Entries provided:
··········

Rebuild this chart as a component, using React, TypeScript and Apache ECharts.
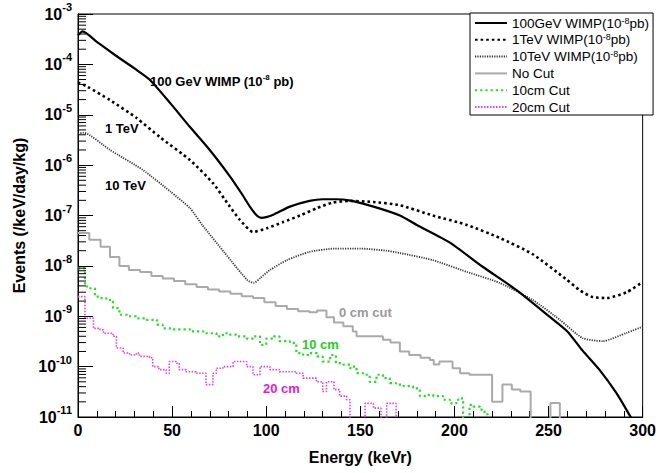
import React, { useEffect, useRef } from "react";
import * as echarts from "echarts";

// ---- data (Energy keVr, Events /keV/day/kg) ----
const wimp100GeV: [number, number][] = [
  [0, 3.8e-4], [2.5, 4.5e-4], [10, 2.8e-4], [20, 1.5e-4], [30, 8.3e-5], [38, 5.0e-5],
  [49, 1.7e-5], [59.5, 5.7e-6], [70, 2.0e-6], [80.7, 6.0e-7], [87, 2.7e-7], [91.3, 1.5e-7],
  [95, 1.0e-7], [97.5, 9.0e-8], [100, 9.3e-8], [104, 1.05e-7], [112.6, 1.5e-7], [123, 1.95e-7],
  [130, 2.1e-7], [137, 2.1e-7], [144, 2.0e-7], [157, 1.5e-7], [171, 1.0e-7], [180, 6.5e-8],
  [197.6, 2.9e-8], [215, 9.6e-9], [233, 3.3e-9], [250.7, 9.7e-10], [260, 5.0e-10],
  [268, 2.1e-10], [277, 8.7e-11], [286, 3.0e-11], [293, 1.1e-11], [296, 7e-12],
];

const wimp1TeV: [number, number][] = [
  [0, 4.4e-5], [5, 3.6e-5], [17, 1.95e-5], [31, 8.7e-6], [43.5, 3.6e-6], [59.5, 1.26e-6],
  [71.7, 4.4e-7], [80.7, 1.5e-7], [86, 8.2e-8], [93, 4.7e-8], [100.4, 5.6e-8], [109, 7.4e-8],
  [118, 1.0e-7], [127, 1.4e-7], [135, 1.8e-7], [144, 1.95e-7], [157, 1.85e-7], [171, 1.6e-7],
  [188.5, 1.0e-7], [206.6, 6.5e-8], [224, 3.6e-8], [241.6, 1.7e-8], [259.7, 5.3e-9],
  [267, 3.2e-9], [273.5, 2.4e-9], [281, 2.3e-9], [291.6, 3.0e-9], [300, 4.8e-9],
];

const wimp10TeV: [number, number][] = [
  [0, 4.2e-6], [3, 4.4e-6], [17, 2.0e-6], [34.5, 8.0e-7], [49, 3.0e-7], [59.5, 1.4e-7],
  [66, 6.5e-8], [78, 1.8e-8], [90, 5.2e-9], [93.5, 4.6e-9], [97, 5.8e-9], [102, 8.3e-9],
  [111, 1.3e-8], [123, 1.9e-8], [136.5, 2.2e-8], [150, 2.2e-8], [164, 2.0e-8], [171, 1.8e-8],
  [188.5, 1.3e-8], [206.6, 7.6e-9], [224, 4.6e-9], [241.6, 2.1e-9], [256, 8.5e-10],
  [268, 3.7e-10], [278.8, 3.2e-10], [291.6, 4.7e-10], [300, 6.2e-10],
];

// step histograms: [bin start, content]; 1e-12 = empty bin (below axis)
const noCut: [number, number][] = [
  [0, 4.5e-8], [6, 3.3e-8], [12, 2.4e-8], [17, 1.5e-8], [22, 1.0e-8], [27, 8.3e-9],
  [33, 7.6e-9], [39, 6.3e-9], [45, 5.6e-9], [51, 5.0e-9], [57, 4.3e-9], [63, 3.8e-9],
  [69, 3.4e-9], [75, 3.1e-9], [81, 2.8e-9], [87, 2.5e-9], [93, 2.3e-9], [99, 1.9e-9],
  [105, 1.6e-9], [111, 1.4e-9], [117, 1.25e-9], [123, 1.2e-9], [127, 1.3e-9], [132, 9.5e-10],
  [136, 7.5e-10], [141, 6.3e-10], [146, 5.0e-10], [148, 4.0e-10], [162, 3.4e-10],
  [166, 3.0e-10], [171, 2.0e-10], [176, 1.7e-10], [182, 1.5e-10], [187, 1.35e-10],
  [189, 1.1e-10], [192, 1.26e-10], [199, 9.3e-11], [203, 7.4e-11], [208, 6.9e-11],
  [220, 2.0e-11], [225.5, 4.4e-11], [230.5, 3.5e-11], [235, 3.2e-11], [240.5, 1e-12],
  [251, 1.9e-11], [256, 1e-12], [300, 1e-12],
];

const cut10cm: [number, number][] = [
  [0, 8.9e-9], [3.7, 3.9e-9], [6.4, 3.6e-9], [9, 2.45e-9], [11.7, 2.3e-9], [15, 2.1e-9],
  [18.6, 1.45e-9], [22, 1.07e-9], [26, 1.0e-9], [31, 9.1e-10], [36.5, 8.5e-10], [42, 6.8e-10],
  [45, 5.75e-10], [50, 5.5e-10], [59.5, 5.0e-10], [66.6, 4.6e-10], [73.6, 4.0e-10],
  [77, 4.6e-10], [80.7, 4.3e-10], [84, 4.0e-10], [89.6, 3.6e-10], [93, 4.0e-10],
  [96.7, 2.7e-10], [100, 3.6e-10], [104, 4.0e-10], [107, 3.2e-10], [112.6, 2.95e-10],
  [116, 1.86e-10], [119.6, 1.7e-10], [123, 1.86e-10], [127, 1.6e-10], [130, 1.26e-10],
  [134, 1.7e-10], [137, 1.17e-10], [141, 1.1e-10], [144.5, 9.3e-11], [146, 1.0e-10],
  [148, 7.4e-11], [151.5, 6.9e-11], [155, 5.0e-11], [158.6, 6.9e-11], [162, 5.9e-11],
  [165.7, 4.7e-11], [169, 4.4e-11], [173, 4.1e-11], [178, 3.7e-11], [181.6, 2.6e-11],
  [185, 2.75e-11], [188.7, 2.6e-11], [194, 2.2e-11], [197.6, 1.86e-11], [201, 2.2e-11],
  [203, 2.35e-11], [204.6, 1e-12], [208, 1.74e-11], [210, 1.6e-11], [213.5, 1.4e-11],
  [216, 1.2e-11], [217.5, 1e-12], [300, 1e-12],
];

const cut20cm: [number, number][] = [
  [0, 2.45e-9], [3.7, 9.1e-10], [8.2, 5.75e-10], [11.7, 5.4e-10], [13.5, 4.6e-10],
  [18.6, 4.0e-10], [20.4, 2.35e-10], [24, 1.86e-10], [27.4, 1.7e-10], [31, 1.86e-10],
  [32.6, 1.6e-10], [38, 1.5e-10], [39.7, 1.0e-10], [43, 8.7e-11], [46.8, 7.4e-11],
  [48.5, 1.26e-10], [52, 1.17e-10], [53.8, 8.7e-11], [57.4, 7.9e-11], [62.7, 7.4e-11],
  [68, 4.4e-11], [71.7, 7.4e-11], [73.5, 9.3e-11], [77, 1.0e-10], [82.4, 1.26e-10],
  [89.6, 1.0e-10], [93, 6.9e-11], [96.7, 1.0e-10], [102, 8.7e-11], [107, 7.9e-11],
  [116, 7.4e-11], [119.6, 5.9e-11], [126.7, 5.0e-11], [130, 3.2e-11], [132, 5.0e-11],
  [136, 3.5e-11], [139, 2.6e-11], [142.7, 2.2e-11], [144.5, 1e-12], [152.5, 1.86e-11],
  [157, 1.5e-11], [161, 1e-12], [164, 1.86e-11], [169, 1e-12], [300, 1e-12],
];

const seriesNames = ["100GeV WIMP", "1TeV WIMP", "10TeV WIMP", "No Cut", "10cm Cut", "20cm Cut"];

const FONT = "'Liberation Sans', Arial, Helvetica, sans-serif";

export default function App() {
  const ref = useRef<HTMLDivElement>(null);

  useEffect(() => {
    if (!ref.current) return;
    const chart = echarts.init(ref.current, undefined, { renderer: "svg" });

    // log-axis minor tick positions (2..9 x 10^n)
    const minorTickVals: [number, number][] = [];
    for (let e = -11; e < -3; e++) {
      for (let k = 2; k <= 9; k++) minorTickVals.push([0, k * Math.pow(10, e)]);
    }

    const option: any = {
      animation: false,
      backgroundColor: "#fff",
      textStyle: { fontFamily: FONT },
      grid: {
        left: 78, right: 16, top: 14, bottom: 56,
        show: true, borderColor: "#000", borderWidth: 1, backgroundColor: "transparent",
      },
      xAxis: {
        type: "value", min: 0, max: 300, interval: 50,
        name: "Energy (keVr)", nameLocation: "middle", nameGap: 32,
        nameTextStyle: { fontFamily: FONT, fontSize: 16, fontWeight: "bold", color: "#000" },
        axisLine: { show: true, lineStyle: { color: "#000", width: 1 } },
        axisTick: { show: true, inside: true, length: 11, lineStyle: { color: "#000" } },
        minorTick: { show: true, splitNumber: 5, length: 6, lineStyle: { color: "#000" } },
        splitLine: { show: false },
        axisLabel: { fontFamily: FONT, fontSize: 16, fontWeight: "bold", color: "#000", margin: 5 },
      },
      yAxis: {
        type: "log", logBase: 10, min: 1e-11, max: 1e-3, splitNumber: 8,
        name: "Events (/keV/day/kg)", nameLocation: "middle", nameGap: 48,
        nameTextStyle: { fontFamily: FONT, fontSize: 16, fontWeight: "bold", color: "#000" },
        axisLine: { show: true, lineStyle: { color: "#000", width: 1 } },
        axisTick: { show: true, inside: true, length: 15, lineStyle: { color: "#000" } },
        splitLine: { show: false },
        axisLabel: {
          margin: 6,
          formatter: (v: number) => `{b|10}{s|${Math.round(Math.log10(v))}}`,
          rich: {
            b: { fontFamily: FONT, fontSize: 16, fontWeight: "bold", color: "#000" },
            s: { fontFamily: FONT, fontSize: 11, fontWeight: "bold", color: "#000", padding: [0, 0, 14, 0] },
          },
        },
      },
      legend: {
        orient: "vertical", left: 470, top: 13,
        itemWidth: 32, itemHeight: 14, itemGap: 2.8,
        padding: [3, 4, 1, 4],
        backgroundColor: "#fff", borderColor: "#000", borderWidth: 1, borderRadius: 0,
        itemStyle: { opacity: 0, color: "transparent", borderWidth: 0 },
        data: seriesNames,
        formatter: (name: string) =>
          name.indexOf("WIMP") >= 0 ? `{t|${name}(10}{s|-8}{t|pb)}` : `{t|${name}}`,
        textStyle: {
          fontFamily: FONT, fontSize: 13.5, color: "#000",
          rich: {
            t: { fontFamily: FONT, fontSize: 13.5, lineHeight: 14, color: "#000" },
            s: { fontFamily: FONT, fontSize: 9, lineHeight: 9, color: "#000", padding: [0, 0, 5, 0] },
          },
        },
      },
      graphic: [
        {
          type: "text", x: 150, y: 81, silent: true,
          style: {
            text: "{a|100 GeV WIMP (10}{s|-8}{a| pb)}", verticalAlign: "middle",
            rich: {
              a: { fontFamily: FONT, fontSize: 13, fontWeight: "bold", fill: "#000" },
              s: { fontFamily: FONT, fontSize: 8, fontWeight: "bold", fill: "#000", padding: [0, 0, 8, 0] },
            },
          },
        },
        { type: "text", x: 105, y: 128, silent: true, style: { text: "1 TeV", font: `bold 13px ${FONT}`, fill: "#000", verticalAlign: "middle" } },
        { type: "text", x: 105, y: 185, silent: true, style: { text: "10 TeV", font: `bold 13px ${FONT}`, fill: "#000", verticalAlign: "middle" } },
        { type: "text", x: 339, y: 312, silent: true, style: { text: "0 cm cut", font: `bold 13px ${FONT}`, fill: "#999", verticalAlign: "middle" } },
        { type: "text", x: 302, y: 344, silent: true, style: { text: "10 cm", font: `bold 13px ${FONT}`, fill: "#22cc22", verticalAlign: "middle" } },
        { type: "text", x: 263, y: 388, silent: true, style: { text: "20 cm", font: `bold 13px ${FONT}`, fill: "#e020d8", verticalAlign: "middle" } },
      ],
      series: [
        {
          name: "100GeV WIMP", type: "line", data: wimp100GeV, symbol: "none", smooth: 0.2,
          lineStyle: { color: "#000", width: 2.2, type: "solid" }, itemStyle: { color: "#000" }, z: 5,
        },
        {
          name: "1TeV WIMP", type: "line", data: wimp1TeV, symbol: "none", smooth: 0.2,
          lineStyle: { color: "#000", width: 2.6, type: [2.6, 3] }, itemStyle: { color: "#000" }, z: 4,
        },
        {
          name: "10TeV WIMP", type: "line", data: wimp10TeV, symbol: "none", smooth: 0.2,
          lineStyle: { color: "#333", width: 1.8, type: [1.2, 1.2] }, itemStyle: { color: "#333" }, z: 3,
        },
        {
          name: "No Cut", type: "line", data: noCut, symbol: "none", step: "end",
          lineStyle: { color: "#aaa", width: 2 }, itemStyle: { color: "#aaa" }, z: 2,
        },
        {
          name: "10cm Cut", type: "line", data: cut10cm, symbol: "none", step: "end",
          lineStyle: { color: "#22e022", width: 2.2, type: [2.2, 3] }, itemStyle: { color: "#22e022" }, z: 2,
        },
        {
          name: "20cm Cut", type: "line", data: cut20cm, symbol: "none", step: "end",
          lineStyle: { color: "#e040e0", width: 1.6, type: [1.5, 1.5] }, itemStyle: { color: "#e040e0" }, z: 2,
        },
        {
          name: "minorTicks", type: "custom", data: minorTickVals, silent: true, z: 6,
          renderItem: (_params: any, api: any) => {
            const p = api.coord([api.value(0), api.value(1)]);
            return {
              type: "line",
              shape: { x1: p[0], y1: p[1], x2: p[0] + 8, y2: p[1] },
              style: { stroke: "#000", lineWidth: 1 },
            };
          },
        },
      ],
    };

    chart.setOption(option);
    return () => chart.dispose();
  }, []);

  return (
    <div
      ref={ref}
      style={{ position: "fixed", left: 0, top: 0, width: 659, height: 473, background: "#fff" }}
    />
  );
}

··········

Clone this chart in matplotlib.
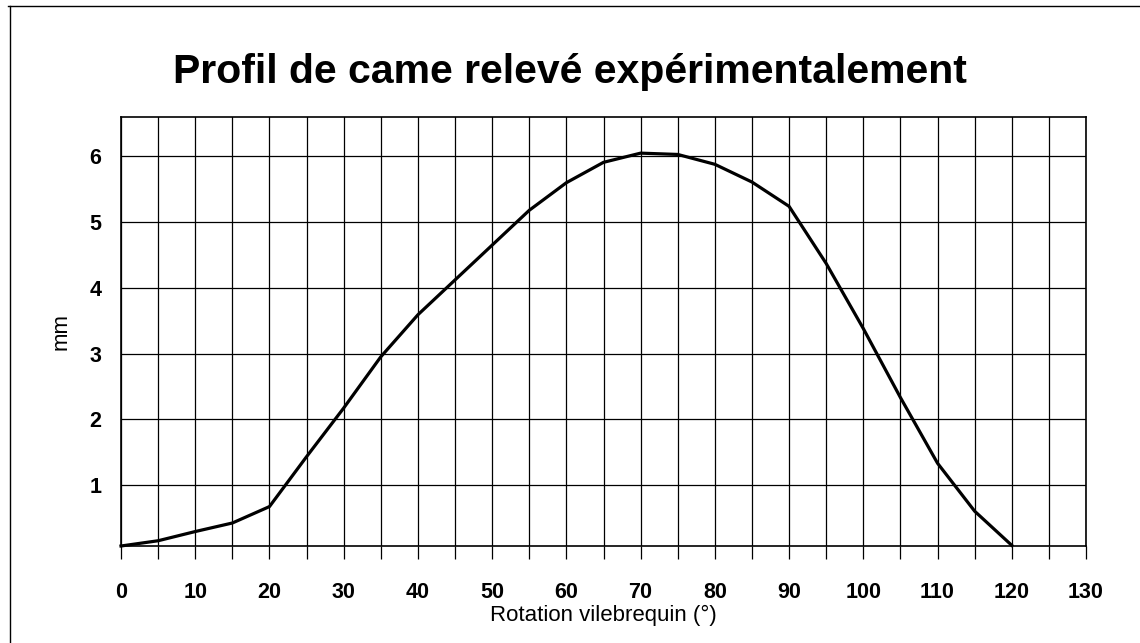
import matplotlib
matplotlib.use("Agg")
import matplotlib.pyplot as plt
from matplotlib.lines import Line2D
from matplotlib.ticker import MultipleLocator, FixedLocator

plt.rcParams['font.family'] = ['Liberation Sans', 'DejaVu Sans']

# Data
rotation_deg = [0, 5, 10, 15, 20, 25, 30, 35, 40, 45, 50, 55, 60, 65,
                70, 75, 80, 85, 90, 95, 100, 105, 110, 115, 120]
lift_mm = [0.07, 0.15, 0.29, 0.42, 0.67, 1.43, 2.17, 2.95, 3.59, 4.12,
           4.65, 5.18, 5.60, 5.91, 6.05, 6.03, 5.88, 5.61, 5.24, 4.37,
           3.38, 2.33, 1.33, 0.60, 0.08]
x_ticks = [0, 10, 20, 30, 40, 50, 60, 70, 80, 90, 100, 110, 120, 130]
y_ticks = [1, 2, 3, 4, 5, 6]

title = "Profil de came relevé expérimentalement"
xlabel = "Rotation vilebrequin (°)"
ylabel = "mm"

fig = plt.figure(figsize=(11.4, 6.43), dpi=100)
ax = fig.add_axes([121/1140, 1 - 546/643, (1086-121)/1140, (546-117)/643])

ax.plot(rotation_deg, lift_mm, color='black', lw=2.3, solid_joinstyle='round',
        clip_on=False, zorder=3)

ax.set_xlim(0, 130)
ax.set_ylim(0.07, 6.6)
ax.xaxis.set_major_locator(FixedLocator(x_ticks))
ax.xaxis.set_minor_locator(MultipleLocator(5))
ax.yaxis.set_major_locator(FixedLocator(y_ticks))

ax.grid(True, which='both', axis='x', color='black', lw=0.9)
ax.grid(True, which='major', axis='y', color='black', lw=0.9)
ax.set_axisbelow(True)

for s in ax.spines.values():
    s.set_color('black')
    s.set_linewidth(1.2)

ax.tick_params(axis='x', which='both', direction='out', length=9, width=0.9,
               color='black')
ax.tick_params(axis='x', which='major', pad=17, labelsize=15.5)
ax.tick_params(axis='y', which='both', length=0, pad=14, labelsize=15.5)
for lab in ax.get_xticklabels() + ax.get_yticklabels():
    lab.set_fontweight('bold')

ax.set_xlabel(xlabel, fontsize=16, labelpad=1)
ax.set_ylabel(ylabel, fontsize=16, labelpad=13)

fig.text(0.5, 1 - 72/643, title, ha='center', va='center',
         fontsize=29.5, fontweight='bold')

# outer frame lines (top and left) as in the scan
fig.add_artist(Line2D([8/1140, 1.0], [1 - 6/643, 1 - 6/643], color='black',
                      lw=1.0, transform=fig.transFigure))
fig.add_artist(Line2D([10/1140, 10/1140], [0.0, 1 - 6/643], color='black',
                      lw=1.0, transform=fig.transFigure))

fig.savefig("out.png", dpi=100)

··········

Given problem:
What lines above run from the one with "Clone this chart in matplotlib." to the one with "plt.rcParams['font.family'] = ['Liberation"? Give them again exactly, ends included, and leave the pictures out.

Exercise solution:
Clone this chart in matplotlib.
import matplotlib
matplotlib.use("Agg")
import matplotlib.pyplot as plt
from matplotlib.lines import Line2D
from matplotlib.ticker import MultipleLocator, FixedLocator

plt.rcParams['font.family'] = ['Liberation Sans', 'DejaVu Sans']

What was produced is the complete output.